Built to the 1745 Establishment, Dolphin was originally ordered from the private yard of Earlsman Sparrow in Rotherhithe (under contract dated 7 October 1747). Following Sparrow's bankruptcy in 1748, the order was moved to Woolwich Dockyard. In order to reduce the likely incidence of shipworm, Dolphin's hull was copper-sheathed ahead of her first voyage of circumnavigation in 1764.
Not long after her commissioning, the hostilities of the Seven Years' War had escalated and spread to Europe, and in May 1756 Britain declared war on France of the Ancien Régime. Dolphin was pressed into service throughout the conflict, and was present at the Battle of Minorca in 1756 when a fleet under Admiral John Byng failed to protect a local garrison after losing an engagement with a French squadron (as a result of which Byng was later court-martialled and shot).

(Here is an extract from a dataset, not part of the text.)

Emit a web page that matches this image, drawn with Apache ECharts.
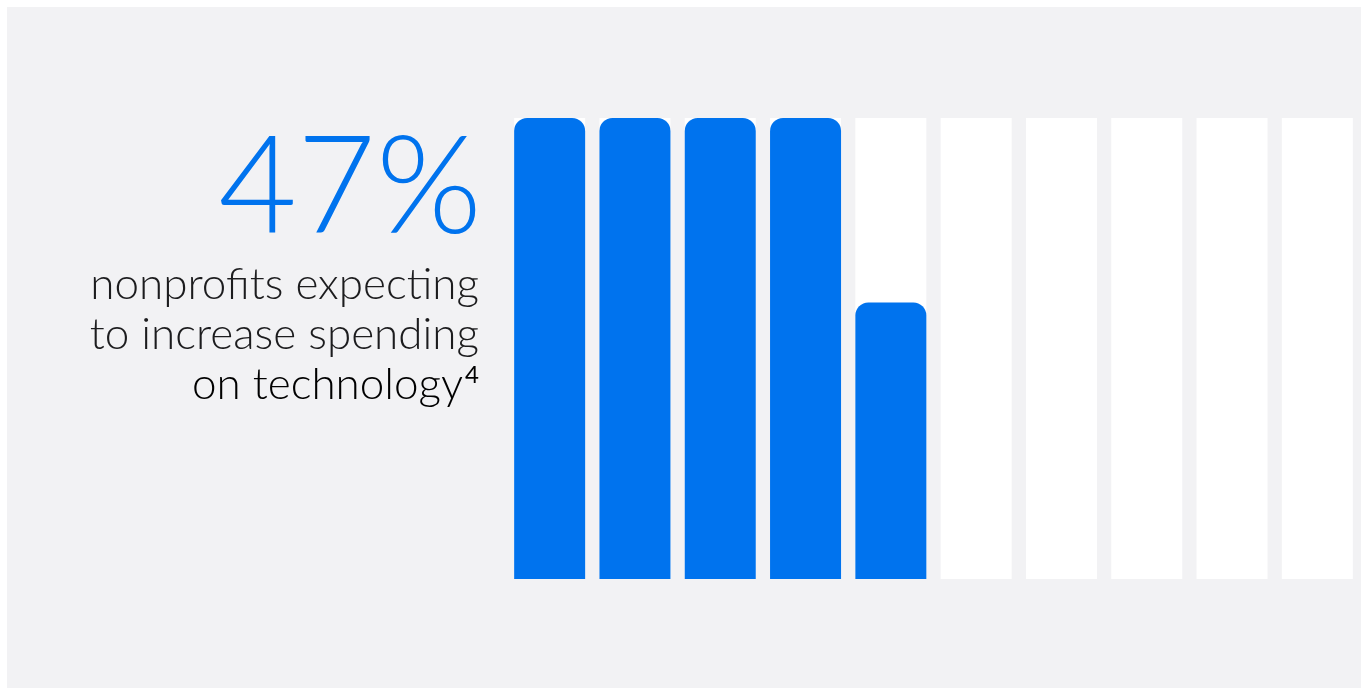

With Britain's successful conclusion of the Seven Years' War in 1763, her attentions turned towards consolidating her gains and continuing to expand her trade and influence at the expense of the other competing European powers. The Pacific Ocean was beginning to be opened up by exploratory European vessels, and interest had developed in this route as an alternate to reach the East Indies. This interest was compounded by theories put forward which suggested that a large, hitherto-unknown continental landmass (Terra Australis Incognita) must exist at southern latitudes to "counterbalance" the northern hemisphere's landmasses.